A New Global Semi-Kinetic Simulation Model of Coupled Inner Magnetosphere-Ionosphere

We developed a new semi-kinetic simulation model to study global plasma transportation in the coupled inner magnetosphere-ionosphere system. In this model, we adapt geodesic icosahedral grids with nearly square faces on spherical surfaces, which gives rise to quasi-uniform grids system without singularity points at the northern and southern poles. Ions are treated as simulation particles and electrons are treated as a fluid. Equations of motion of up to 10^9 simulation particles are solved subjected to electric field, magnetic field, and gravitational force.

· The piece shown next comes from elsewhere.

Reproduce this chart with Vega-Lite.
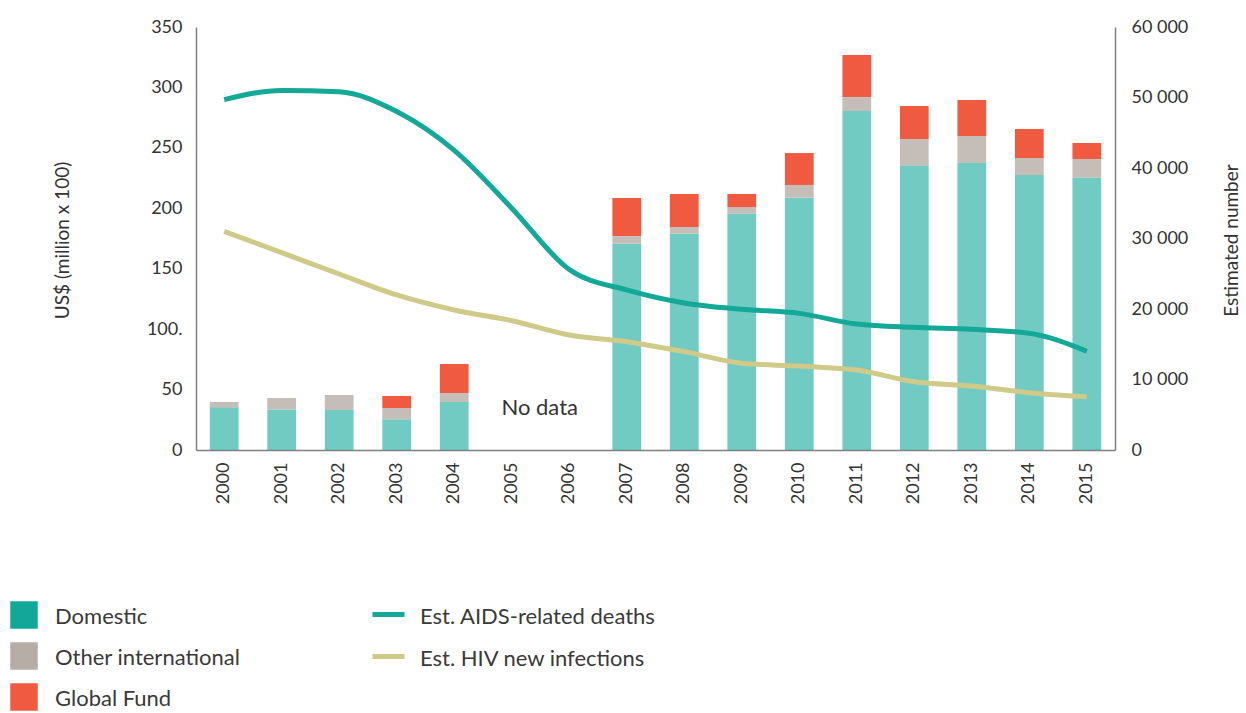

Electric field is self-consistently solved from generalized Ohm's law. Below the lower boundary of the semi-kinetic model, we employ GITM model to provide the bottom boundary conditions; meanwhile, the calculated moments (density, velocity, and temperature) resulted from particle distribution functions are used to provide upper boundary condition for the GITM.. In this presentation, we describe methods used to construct icosahedral grids and cutting-edge techniques of organization grids and simulation particles in memory and fast identification of particle locations in icosahedral mash cells. We also discuss potential application of the model in studying global redistribution of plasma densities in the inner magnetosphere-ionosphere during magnetic activities and the ultimate ionospheric ion outflow.